Ayudado por los artistas de Cleveland, que le pagan la matrícula, Jaime llega a Meadow Mount, de Nueva York, donde se encuentra el campo de verano de Galamian.

Se trata de un centro en el cual perfeccionan su arte o revisan su técnica artistas de alto nivel. Allá estudia Jaime junto a violinistas venidos de los cuatro puntos cardinales, entre ellos, Vera Graf, de Argentina y Sara Silverstein, de Chile. Allí tiene también la oportunidad de conocer instrumentos de legendaria calidad como son los Stradivarius, Guarnerius, Amatis, Gadaminus y Ganglianos. Concluido el curso de verano, pasa a Philadelphia donde, patrocinado por Gingold, por Jorge Zsell, Director de la Orquesta de Cleveland, por Mischa Elman y por la famosa violinista austriaca Erika Moroni, Jaime obtiene al fin una beca segura hasta la finalización de sus estudios. Se trata de una beca concedida por uno de los centros más afamados del mundo, como es el Instituto Curtis, de Philadelphia, que dirige el gran maestro Efrem Zimbalist. En este Instituto, Jaime trabaja doce horas diarias en las agotadoras tareas que forman al artista. “No obstante que dormimos bajo el mismo techo –cuenta Eduardo—y cenamos en la misma mesa, apenas puedo hablar con Jaime los domingos sobre los asuntos importantes”; y como si esto fuera poco, aprovechando de sus vacaciones, Jaime retorna una y otra vez al campo de verano de Galamian. En noviembre de 1955 toca en Washington su concierto de la Unión panamericana, que es favorablemente comentado por las revistas Time y Life, por los principales diarios de Estados Unidos y noticiaros cinematográficos, todos los cuales dan profusa difusión al acontecimiento. La Nacional Bradcasting Corporation le ofrece un contrato para tocar en televisión y Conciertos Daniel lo compromete para una gira por Sudamérica, que Jaime la realiza en 1956 exclusivamente con el deseo de pasar por su patria y recordar en ella la alborada de su vida, de contemplar su paisaje, de sentir de cerca de su pueblo. Y su pueblo, conmovido por la modestia y el generoso corazón del muchacho que sonríe con la misma sonrisa de las flores azules, lo recibe con más cariño que misma admiración. Pero no ha sonado aún la hora del recreo y Jaime, luego de concluir sus estudios de Humanidades, vuelve al Curtis hasta 1958, año en el cual se gradúa y empieza a ejercer el cargo de profesor ayudante en el mismo Instituto. [4]

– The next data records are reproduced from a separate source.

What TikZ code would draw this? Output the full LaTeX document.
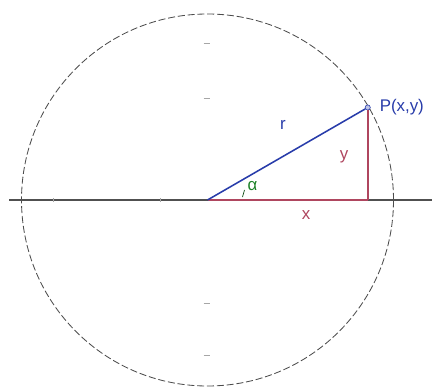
\documentclass[tikz,border=0pt]{standalone}
\usepackage{fontspec}
\setmainfont{Liberation Sans}
\definecolor{radblue}{RGB}{40,60,170}
\definecolor{legred}{RGB}{175,70,95}
\definecolor{anggreen}{RGB}{30,130,40}
\definecolor{axisgray}{RGB}{80,80,80}
\tikzset{
  lbl/.style={inner sep=0pt, font=\fontsize{12}{14}\selectfont},
  tickmark/.style={gray!70, line width=0.5pt},
  leg/.style={legred, line width=1.4pt}
}
\begin{document}
\begin{tikzpicture}[x=0.025cm, y=0.025cm, >=latex]
			\useasboundingbox (-207.5,-187) rectangle (224.5,200);
			\coordinate (O) at (0,0);
			\coordinate (xl) at (-198,0);
			\coordinate (xr) at (224.5,0);
			% circle and axis
			\draw[black!70, dashed, dash pattern=on 5pt off 2pt, line width=0.6pt] (O) circle (186);
			\draw[axisgray, line width=0.9pt] (xl) -- (xr);
			\foreach \t in {157,102,-103,-155}
				{
					\draw[tickmark] (-4,\t) -- (2,\t);
				}
			\foreach \t in {-154,-47}
				{
					\draw[tickmark] (\t,-2) -- (\t,2);
				}
			% point and triangle
			\node[circle, inner sep=1.3pt, draw=radblue, fill=radblue!30] (P) at (30:185) {};
			\coordinate (F) at (P.center |- O);
			\draw[leg] (O) -- (F);
			\draw[leg] (F) -- (P.south);
			\draw[radblue, line width=1.1pt] (O) -- (P);
			\draw[anggreen!60!black, line width=0.5pt] (35,3) -- (37,10);
			% labels
			\node[lbl, text=radblue, anchor=west] (Plab) at (172,93) {P(x,y)};
			\node[lbl, text=radblue] (rlab) at (75.5,75) {r};
			\node[lbl, text=legred] (ylab) at (136.5,43) {y};
			\node[lbl, text=anggreen] (alab) at (45,14) {α};
			\node[lbl, text=legred] (xlab) at (98.5,-15) {x};
		\end{tikzpicture}
\end{document}
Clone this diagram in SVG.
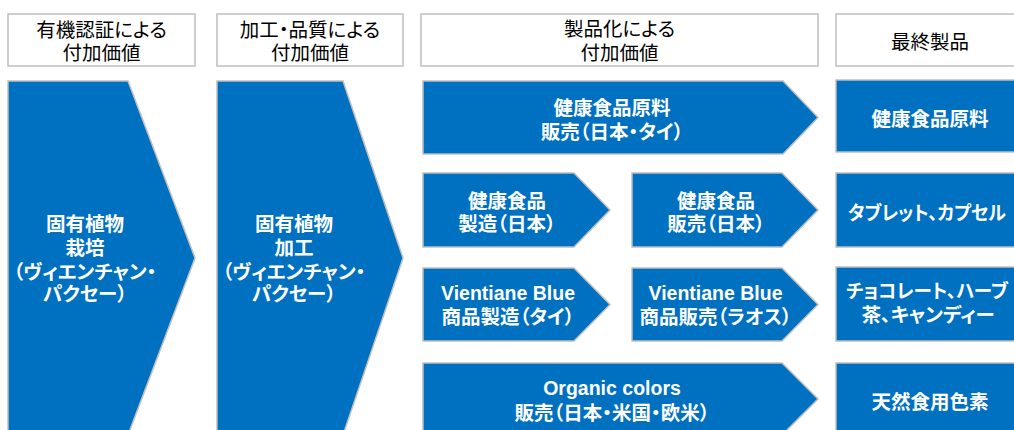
<svg xmlns="http://www.w3.org/2000/svg" width="1014" height="430" viewBox="0 0 1014 430">
<style>
.hdr{fill:#ffffff;stroke:#bfbfbf;stroke-width:1.5}
.blue{fill:#0070c0;stroke:#bfbfbf;stroke-width:1.5}
text{font-family:"Liberation Sans","Noto Sans CJK JP",sans-serif;font-size:19.5px;text-anchor:middle;font-feature-settings:"palt"}
.ht{fill:#000000}
.bt{fill:#ffffff;font-weight:bold}
</style>
<rect width="1014" height="430" fill="#ffffff"/>
<g id="headers">
<g id="h1"><rect class="hdr" x="8" y="14" width="187" height="52"/><text class="ht" x="101.5" y="37">有機認証による</text><text class="ht" x="101.5" y="60">付加価値</text></g>
<g id="h2"><rect class="hdr" x="217" y="14" width="186" height="52"/><text class="ht" x="310" y="37">加工・品質による</text><text class="ht" x="310" y="60">付加価値</text></g>
<g id="h3"><rect class="hdr" x="421" y="14" width="397" height="52"/><text class="ht" x="619.5" y="36">製品化による</text><text class="ht" x="619.5" y="60">付加価値</text></g>
<g id="h4"><rect class="hdr" x="836" y="14" width="190" height="52"/><text class="ht" x="930" y="49">最終製品</text></g>
</g>
<g id="connectors"></g>
<g id="n1"><polygon class="blue" points="8,81 128,81 195,258 128,435 8,435"/>
<text class="bt" x="85" y="231">固有植物</text><text class="bt" x="85" y="255">栽培</text><text class="bt" x="85" y="279">（ヴィエンチャン・</text><text class="bt" x="85" y="301">パクセー）</text></g>
<g id="n2"><polygon class="blue" points="217,81 343,81 403,258 343,435 217,435"/>
<text class="bt" x="294" y="231">固有植物</text><text class="bt" x="294" y="255">加工</text><text class="bt" x="294" y="279">（ヴィエンチャン・</text><text class="bt" x="294" y="301">パクセー）</text></g>
<g id="n3"><polygon class="blue" points="423,81 783,81 818,117.5 783,154 423,154"/>
<text class="bt" x="612" y="115">健康食品原料</text><text class="bt" x="612" y="139">販売（日本・タイ）</text></g>
<g id="n4"><polygon class="blue" points="423,173 574,173 610,210 574,247 423,247"/>
<text class="bt" x="507" y="208">健康食品</text><text class="bt" x="507" y="231">製造（日本）</text></g>
<g id="n5"><polygon class="blue" points="632,173 782,173 818,210 782,247 632,247"/>
<text class="bt" x="716" y="208">健康食品</text><text class="bt" x="716" y="231">販売（日本）</text></g>
<g id="n6"><polygon class="blue" points="423,268 574,268 610,304.5 574,341 423,341"/>
<text class="bt" x="508" y="300">Vientiane Blue</text><text class="bt" x="508" y="324">商品製造（タイ）</text></g>
<g id="n7"><polygon class="blue" points="632,268 782,268 818,304.5 782,341 632,341"/>
<text class="bt" x="715.5" y="300">Vientiane Blue</text><text class="bt" x="715.5" y="324">商品販売（ラオス）</text></g>
<g id="n8"><polygon class="blue" points="423,363 782,363 818,399 782,435 423,435"/>
<text class="bt" x="612" y="395">Organic colors</text><text class="bt" x="612" y="420">販売（日本・米国・欧米）</text></g>
<g id="p1"><rect class="blue" x="836" y="80" width="190" height="72"/><text class="bt" x="930" y="126">健康食品原料</text></g>
<g id="p2"><rect class="blue" x="836" y="173" width="190" height="74"/><text class="bt" x="927" y="220" textLength="158" lengthAdjust="spacingAndGlyphs">タブレット、カプセル</text></g>
<g id="p3"><rect class="blue" x="836" y="267" width="190" height="74"/><text class="bt" x="927" y="298" textLength="162" lengthAdjust="spacingAndGlyphs">チョコレート、ハーブ</text><text class="bt" x="928" y="322">茶、キャンディー</text></g>
<g id="p4"><rect class="blue" x="836" y="363" width="190" height="74"/><text class="bt" x="930" y="409">天然食用色素</text></g>
</svg>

[1] Texto corregido por el autor para la segunda edición.

[2] Eduardo Laredo realizó sus estudios de secundaria y de música en California, Estados Unidos, donde se graduó en 1928 como Bachiller en Artes. Más tarde –1948 a 1952—fue profesor de música y dibujo en una escuela de dicho país para niños privilegiados que necesitan apurar sus estudios de Humanidades para dedicarse a la especialidad de su talento.

[3] Jaime fue en cambio favorecido con la Beca Luzmila Patiño, consistente en $us. 2.000. La beca tuvo origen en una actuación de la Academia de Música “Man Césped” de Cochabamba, Bolivia, en honor de aquella dama, quien, en retribución al homenaje instituyó esa beca que, a gestión realizada por el entonces Director de la Academia, don Armando Palmero, fue otorgada a Jaime Laredo. La Municipalidad de Cochabamba también le remitió fondos.

[4] En los conciertos que dio en Bolivia, Jaime Laredo fue acompañado por el pianista Anton Kuerti, de 22 años. Éste ganó en 1957 el Premio Leventrit, que lo habilitó para tocar con las principales orquestas sinfónicas de Estados Unidos. Pianista de vigoroso temperamento y de ideas originales. A Jaime Laredo lo escuché acompañado al piano por dos grandes pianistas: Kuerti y Sokoloff, en septiembre de 1956 y noviembre de 1958, respectivamente. Kuerti despierta más admiración como solista; en cambio el profesor Sokoloff es un fino acompañante. En ambas oportunidades pude observar que Jaime, no obstante de tener a su cargo el papel engalanado de virtuosísimo, parecía realizar menos esfuerzo que el acompañante.